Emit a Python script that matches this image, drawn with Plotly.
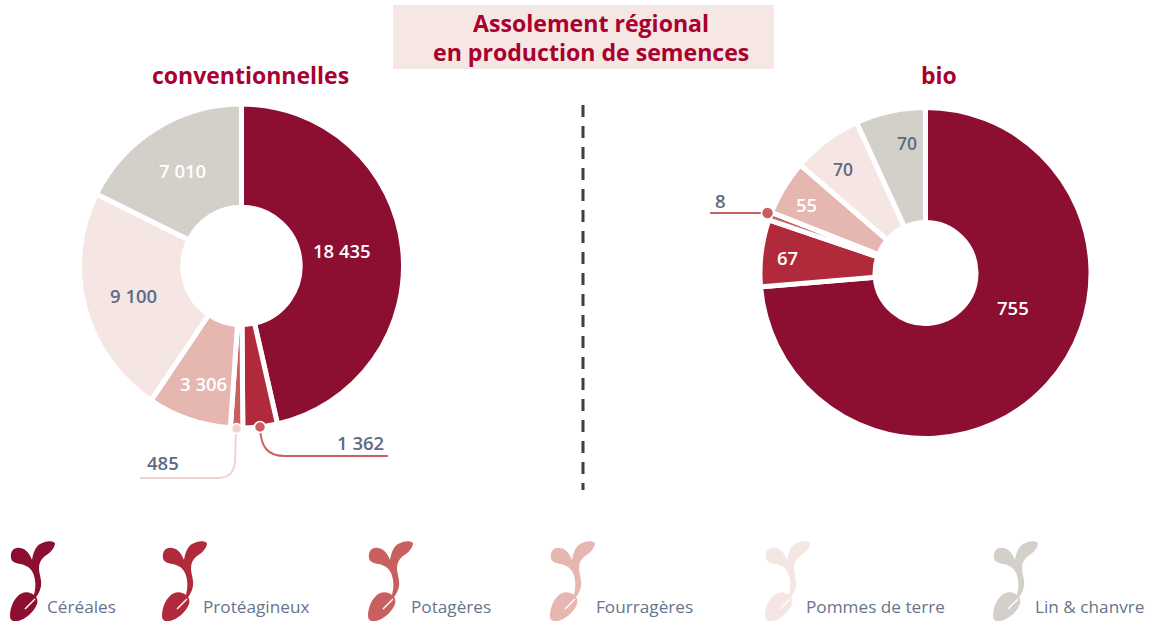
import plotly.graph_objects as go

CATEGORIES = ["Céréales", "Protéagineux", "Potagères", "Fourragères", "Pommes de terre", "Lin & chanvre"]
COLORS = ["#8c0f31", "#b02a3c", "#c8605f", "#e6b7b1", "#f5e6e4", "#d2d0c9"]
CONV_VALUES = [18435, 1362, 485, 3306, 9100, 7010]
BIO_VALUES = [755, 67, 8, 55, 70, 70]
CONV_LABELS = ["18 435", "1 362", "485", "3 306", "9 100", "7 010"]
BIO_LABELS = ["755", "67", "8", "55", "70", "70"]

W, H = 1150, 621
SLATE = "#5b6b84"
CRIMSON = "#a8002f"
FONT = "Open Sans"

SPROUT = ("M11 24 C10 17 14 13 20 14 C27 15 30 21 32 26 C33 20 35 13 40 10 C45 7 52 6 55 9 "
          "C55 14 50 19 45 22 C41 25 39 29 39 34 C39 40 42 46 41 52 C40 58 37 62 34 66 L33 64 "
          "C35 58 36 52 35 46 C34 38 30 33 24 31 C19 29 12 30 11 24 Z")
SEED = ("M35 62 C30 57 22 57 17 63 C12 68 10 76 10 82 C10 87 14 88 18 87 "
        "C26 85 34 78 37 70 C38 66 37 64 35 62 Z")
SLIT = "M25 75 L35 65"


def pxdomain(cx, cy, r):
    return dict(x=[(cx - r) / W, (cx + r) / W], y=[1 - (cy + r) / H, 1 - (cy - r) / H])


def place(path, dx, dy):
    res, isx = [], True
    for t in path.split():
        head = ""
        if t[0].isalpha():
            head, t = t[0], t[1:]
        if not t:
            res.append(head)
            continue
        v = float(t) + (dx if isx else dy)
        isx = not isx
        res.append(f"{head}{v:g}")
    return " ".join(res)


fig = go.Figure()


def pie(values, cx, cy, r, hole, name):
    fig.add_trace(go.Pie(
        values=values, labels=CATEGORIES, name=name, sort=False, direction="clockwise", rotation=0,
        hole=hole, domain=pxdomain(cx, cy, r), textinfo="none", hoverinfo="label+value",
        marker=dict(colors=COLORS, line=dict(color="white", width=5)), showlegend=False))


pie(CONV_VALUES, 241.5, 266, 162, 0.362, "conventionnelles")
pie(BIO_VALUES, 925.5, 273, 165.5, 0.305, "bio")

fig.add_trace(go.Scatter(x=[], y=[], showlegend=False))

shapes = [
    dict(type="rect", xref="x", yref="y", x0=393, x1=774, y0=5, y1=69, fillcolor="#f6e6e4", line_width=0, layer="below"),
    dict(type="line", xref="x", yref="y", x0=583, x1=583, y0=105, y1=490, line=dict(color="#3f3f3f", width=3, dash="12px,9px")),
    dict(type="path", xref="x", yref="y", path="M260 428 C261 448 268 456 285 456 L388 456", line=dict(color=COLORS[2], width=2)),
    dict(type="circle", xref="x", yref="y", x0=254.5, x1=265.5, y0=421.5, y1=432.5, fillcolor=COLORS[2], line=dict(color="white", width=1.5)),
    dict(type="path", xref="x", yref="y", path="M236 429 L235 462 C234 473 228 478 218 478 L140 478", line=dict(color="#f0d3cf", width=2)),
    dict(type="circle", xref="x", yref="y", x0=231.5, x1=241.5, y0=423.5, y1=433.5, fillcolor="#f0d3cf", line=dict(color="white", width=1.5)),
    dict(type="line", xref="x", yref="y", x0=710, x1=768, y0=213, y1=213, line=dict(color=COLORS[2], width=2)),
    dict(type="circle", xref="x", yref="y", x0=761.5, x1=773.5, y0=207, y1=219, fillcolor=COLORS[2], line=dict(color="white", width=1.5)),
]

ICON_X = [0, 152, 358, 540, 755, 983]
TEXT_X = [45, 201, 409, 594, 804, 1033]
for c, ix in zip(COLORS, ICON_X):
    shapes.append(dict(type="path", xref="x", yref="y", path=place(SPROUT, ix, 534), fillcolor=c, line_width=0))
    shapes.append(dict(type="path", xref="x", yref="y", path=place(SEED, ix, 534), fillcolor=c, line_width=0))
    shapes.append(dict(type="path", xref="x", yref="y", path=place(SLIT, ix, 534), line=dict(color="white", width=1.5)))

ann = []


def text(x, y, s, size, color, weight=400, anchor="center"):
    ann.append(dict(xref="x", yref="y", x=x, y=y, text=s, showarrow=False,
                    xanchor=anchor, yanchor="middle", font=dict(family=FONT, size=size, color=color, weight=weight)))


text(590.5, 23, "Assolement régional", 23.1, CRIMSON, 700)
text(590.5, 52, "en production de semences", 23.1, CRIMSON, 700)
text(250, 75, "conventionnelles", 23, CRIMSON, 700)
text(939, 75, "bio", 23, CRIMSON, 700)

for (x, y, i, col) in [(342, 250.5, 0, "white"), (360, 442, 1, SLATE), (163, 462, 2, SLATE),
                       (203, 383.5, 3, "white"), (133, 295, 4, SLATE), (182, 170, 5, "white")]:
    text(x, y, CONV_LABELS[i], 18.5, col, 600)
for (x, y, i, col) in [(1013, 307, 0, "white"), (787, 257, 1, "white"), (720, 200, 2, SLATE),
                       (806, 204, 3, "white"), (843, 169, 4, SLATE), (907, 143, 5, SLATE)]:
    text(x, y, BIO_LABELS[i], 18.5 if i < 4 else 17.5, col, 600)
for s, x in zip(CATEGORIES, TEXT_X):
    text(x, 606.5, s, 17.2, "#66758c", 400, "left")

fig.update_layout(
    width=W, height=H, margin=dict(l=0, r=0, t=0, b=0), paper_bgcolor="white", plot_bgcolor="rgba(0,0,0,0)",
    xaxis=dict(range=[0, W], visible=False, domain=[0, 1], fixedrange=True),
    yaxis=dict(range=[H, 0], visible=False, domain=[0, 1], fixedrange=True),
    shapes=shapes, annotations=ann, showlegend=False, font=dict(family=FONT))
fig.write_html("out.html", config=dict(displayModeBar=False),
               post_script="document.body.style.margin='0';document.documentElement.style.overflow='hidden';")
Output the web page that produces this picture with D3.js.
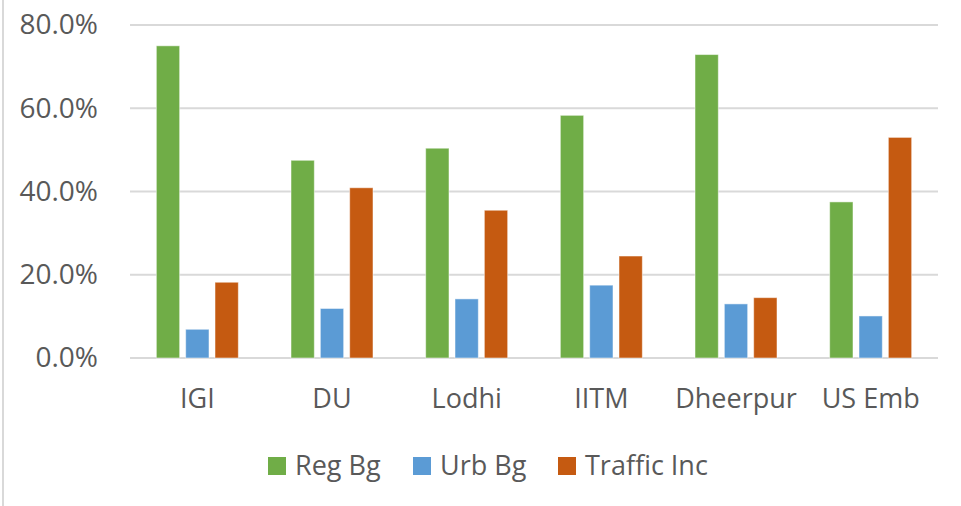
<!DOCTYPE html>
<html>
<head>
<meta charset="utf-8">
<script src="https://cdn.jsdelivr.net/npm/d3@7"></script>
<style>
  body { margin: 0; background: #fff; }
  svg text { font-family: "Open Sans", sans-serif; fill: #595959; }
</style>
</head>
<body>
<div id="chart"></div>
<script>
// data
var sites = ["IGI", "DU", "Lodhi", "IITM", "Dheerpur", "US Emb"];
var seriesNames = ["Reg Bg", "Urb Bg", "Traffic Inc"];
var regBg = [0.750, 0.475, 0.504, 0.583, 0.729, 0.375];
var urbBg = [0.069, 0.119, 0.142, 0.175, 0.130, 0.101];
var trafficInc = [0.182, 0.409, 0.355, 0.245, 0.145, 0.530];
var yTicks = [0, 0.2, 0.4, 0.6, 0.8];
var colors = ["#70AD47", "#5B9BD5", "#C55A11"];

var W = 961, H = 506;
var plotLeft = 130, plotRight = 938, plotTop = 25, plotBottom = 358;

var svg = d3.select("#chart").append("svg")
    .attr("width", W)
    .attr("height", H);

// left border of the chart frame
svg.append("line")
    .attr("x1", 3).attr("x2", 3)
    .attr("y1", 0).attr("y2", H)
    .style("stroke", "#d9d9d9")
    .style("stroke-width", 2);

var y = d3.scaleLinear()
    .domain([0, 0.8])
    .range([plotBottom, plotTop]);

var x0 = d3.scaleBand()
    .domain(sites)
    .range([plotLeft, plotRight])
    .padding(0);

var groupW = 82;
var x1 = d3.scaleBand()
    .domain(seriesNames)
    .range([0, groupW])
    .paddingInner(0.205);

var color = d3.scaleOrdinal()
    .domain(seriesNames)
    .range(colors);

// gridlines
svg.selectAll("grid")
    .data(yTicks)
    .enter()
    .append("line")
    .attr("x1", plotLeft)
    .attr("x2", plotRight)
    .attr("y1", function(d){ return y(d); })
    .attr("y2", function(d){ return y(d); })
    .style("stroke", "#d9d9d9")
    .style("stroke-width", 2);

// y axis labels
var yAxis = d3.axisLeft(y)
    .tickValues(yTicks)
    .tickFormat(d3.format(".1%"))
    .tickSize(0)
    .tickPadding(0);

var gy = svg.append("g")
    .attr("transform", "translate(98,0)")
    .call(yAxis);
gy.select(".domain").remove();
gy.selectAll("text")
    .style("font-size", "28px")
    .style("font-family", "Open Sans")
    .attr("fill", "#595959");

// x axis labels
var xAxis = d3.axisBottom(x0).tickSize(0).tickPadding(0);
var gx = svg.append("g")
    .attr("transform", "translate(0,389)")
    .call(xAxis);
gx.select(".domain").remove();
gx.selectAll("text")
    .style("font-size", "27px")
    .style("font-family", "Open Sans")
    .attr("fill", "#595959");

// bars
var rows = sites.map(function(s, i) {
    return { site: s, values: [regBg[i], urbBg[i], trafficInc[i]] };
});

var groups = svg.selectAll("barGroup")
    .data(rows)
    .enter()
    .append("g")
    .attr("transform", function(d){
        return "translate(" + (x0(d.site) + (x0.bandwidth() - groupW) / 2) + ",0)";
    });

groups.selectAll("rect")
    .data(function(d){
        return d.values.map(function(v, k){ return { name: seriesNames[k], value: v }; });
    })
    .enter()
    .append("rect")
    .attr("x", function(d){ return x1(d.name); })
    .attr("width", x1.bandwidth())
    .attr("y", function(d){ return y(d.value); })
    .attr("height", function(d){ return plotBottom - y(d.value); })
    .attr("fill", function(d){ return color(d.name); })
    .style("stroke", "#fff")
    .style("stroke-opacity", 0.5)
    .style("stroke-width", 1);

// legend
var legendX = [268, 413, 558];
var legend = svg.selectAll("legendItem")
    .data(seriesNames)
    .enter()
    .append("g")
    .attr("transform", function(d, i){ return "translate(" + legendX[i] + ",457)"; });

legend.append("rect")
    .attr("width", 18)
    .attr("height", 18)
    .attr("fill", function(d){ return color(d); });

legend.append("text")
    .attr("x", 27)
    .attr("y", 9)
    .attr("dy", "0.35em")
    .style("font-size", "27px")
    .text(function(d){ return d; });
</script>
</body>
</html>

# EXERCISE REQUIREMENTS:
Copy out every line of the data that includes "this".

# SOLUTION TO THE PROBLEM:
Emit a Python script that matches this image, drawn with Plotly.
Output the web page that produces this picture with D3.js.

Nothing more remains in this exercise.